El escritor tenía tantas imperfecciones como virtudes, según se manifestó en el acto de presentación de la novela. Lo que no es frecuente, dada la tendencia falseadora de presentar a quien ha muerto como dechado de todas las virtudes, reales o por inventar. Quienes sólo le conocíamos de oídas, tampoco ignorábamos que era dueño de señalados defectos. Uno de ellos, y no menor, que ideológicamente se adscribía a la izquierda. Lo cual debiera ser simplemente una circunstancia, sino fuera porque en algunas ciudades de provincias, proclamarse de izquierdas es una opción para la marginalidad.

En contraste con el ninguneo que la ciudad de Toledo somete a su gente, sobre todo si se es de izquierdas, él, lo mismo que otros, se obstinó en aportar su esfuerzo para construir ciudad. La que veía o imaginaba, que todo se muestra mezclado. Tal vez por ese esfuerzo arquitectónico, en «La Razón de las Piedras», Toledo es la protagonista absoluta. Los personajes son meras excusas para referenciar lugares, situar plazas o calles, encuadrar barrios, relacionar edificios. El autor actúa como el notario que transcribe datos y nombres sin más ilación que la estricta relación. Es como si el escritor quisiera atrapar en su novela la ciudad que él conoce, aborrece y ama, ante el temor de que desaparezca.

La ciudad que describe es la de la Guerra Civil y la de la posguerra. Los dos acontecimientos se perciben como telón de fondo en el que se desenvuelven los personajes. De la guerra civil no solo cuenta el caso del famoso acontecimiento del aviador alemán que aterrizó forzosamente en Toledo y fue hecho prisionero (un espectáculo para la población), sino que es el decorado en el que nace la amistad de los tres protagonistas, el amor triangular o la pasión entre dos de ellos. Y como contrapunto con la crueldad de la guerra, aparece el amor. El amor, desbocado primero, romántico después, de Paula y Álvaro que llega a su cenit, «mientras les acompañaba de fondo el fragor de los últimos y desesperados intento republicanos contra los ocupantes del Alcazar». En cuanto a la posguerra, el momento real en el que si ubica la novela, es tiempo de miserias, de traiciones, de estrechamiento personal, de odio, de renuncias o hasta de crueldad sistemática como el matrimonio de Paula con el miserable y rijoso policía secreta Ponce Cordón, «al fin y al cabo, hay que suponer que una guerra como la que habíamos pasado no puede suceder en vano».
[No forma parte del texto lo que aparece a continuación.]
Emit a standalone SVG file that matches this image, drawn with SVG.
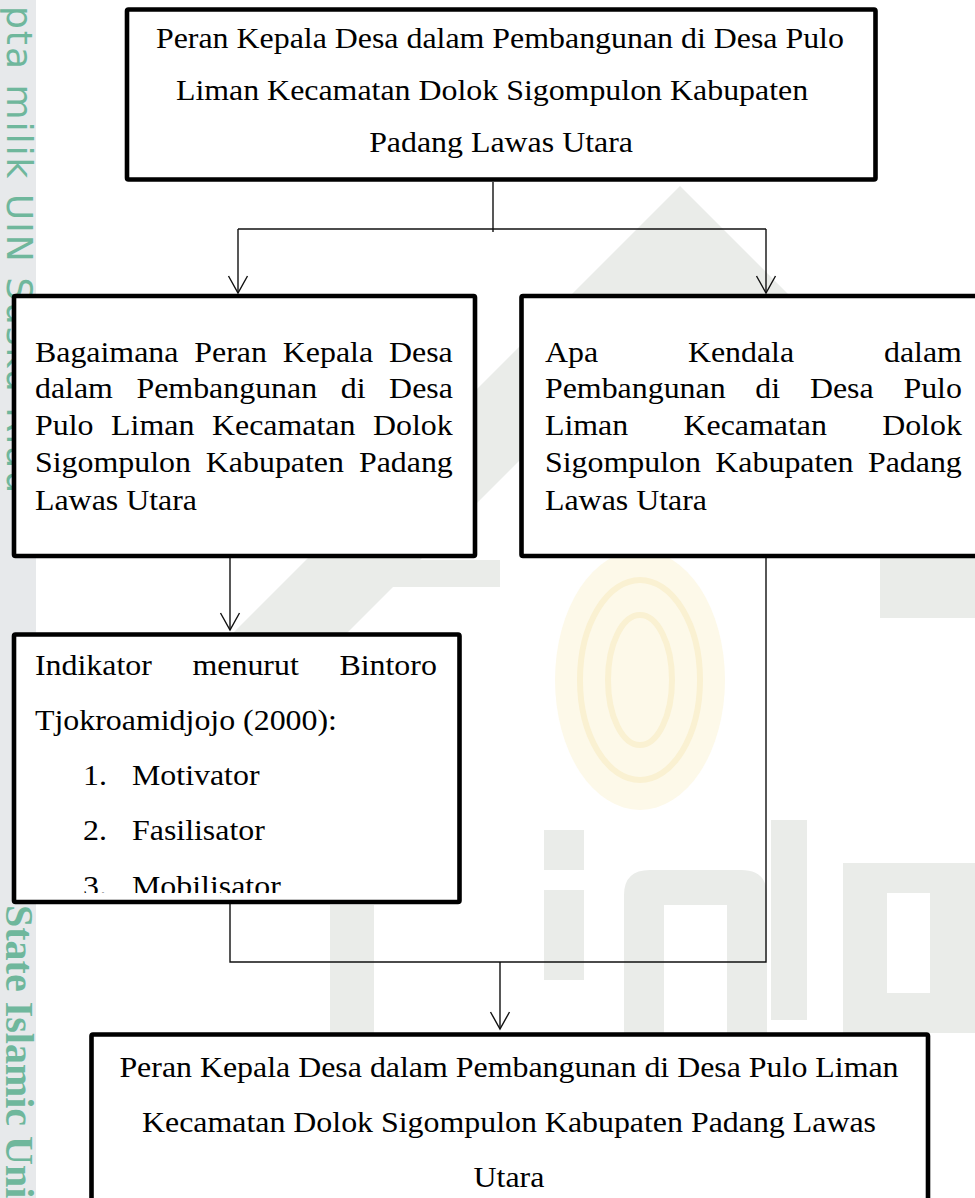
<svg xmlns="http://www.w3.org/2000/svg" width="975" height="1198" viewBox="0 0 975 1198">
<style>
.box{fill:#fff;stroke:#000;stroke-width:4.6}
.t{font-family:"Liberation Serif","Times New Roman",serif;font-size:29px;fill:#000}
.c{text-anchor:middle}
.wm{fill:#eaece9}
.wmt{fill:#6fb79c}
</style>
<defs>
<marker id="arr" viewBox="-19 -11 21 22" refX="0" refY="0" markerWidth="21" markerHeight="22" markerUnits="userSpaceOnUse" orient="auto">
<path d="M-17,-9.5 L0,0 L-17,9.5" fill="none" stroke="#111" stroke-width="1.4"/>
</marker>
<clipPath id="clipInd"><rect x="0" y="600" width="500" height="293"/></clipPath>
</defs>
<rect x="0" y="0" width="975" height="1198" fill="#fff"/>
<g id="watermark">
<rect x="0" y="0" width="36" height="1198" fill="#e7e9eb"/>
<polygon class="wm" points="680,186 975,481 975,595 680,300 257,723 200,666"/>
<ellipse cx="640" cy="680" rx="85" ry="130" fill="#fdf9e9"/>
<ellipse cx="640" cy="680" rx="60" ry="100" fill="none" stroke="#faf1d2" stroke-width="6"/>
<ellipse cx="640" cy="680" rx="32" ry="65" fill="none" stroke="#faf1d2" stroke-width="6"/>
<rect class="wm" x="330" y="905" width="44" height="128"/>
<path class="wm" d="M624,1033 V895 Q624,870 650,870 H741 Q767,870 767,895 V1033 H727 V905 H664 V1033 Z"/>
<rect class="wm" x="771" y="820" width="36" height="200"/>
<path class="wm" fill-rule="evenodd" d="M843,863 H975 V1033 H843 Z M887,893 V993 H930 V893 Z"/>
<rect class="wm" x="544" y="830" width="40" height="40"/>
<rect class="wm" x="544" y="890" width="40" height="90"/>
<rect class="wm" x="880" y="558" width="95" height="60"/>
<rect class="wm" x="390" y="560" width="110" height="27"/>
<text class="wmt" transform="translate(7,6) rotate(90)" style="font-family:'DejaVu Sans',sans-serif;font-size:36px;letter-spacing:2px">pta milik UIN Suska Riau</text>
<text class="wmt" transform="translate(6,905) rotate(90)" style="font-family:'Liberation Serif',serif;font-size:40px;font-weight:bold">State Islamic Uni</text>
</g>
<g id="connectors" fill="none" stroke="#111" stroke-width="1.4">
<path d="M493,182 V232"/>
<path d="M238,229 H766"/>
<path d="M238,229 V293" marker-end="url(#arr)"/>
<path d="M766,229 V293" marker-end="url(#arr)"/>
<path d="M230,558 V630" marker-end="url(#arr)"/>
<path d="M230,902 V962 H766 V558"/>
<path d="M500,962 V1029" marker-end="url(#arr)"/>
</g>
<g id="node-top">
<rect class="box" x="127" y="9.5" width="748.5" height="170" rx="1.5"/>
<g transform="scale(1.1,1)">
<text class="t c" x="454.5" y="48">Peran Kepala Desa dalam Pembangunan di Desa Pulo</text>
<text class="t c" x="447.3" y="100">Liman Kecamatan Dolok Sigompulon Kabupaten</text>
<text class="t c" x="455.5" y="152">Padang Lawas Utara</text>
</g>
</g>
<g id="node-bagaimana">
<rect class="box" x="14" y="296" width="461" height="260" rx="1.5"/>
<g transform="scale(1.1,1)">
<text class="t" x="31.82" y="362" style="word-spacing:7.2px">Bagaimana Peran Kepala Desa</text>
<text class="t" x="31.82" y="398.5" style="word-spacing:14.2px">dalam Pembangunan di Desa</text>
<text class="t" x="31.82" y="435" style="word-spacing:8.8px">Pulo Liman Kecamatan Dolok</text>
<text class="t" x="31.82" y="472" style="word-spacing:6.35px">Sigompulon Kabupaten Padang</text>
<text class="t" x="31.82" y="510">Lawas Utara</text>
</g>
</g>
<g id="node-kendala">
<rect class="box" x="521.5" y="296" width="480" height="260" rx="1.5"/>
<g transform="scale(1.1,1)">
<text class="t" x="495.45" y="362" style="word-spacing:74.4px">Apa Kendala dalam</text>
<text class="t" x="495.45" y="398.5" style="word-spacing:19.8px">Pembangunan di Desa Pulo</text>
<text class="t" x="495.45" y="435" style="word-spacing:43px">Liman Kecamatan Dolok</text>
<text class="t" x="495.45" y="472" style="word-spacing:5.9px">Sigompulon Kabupaten Padang</text>
<text class="t" x="495.45" y="510">Lawas Utara</text>
</g>
</g>
<g id="node-indikator">
<rect class="box" x="14" y="634.5" width="445.5" height="267.5" rx="1.5"/>
<g clip-path="url(#clipInd)">
<g transform="scale(1.1,1)">
<text class="t" x="31.82" y="675" style="word-spacing:29.7px">Indikator menurut Bintoro</text>
<text class="t" x="31.82" y="730">Tjokroamidjojo (2000):</text>
<text class="t" x="75.45" y="785">1.</text><text class="t" x="120" y="785">Motivator</text>
<text class="t" x="75.45" y="840">2.</text><text class="t" x="120" y="840">Fasilisator</text>
<text class="t" x="75.45" y="896">3.</text><text class="t" x="120" y="896">Mobilisator</text>
</g>
</g>
</g>
<g id="node-bottom">
<rect class="box" x="91.5" y="1034.5" width="836.5" height="200" rx="1.5"/>
<g transform="scale(1.1,1)">
<text class="t c" x="462.7" y="1077">Peran Kepala Desa dalam Pembangunan di Desa Pulo Liman</text>
<text class="t c" x="462.7" y="1132">Kecamatan Dolok Sigompulon Kabupaten Padang Lawas</text>
<text class="t c" x="462.7" y="1187">Utara</text>
</g>
</g>
</svg>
En esa especie de guía del Toledo que puede desaparecer —insiste en reproducir no solo los espacios y lugares, también la atmosfera de aquellos tiempos de plomo— el monasterio de San Juan de los Reyes ocupa el espacio central. El edificio, al que contribuyó a levantar, tal como hoy le conocemos, un familiar suyo, se convierte en el escenario donde van y vuelven una y otra vez los personajes. El mundo de los protagonistas gira en torno a sus frustraciones interiores y al edificio, analogía en sus piedras de esa misma frustración.

Allí es donde Germán, un individuo destruido por la ideología y por la guerra, aparece muerto, suicidado o asesinado, que eso queda en el aire. Allí transcurren las conversaciones más intensas o los descubrimientos más dramáticos. San Juan de los Reyes es el lugar dónde se juntan los proyectos fallidos, las vidas inútiles de toda una generación. A su modo, el monasterio es el símbolo en su esplendor del fracaso del presente como lo fue en su tiempo: se construyó como panteón para los católicos reyes que habían expulsado a los judíos y se quedó en la manifestación flamígera de una persecución religiosa y racista. San Juan de los Reyes, periférico a la ciudad, fue y aún es un edificio por descubrir. Exactamente lo que buscó el narrador Luís Béjar —algo parecido hizo Blasco Ibáñez con la catedral—en «La razón de las piedras».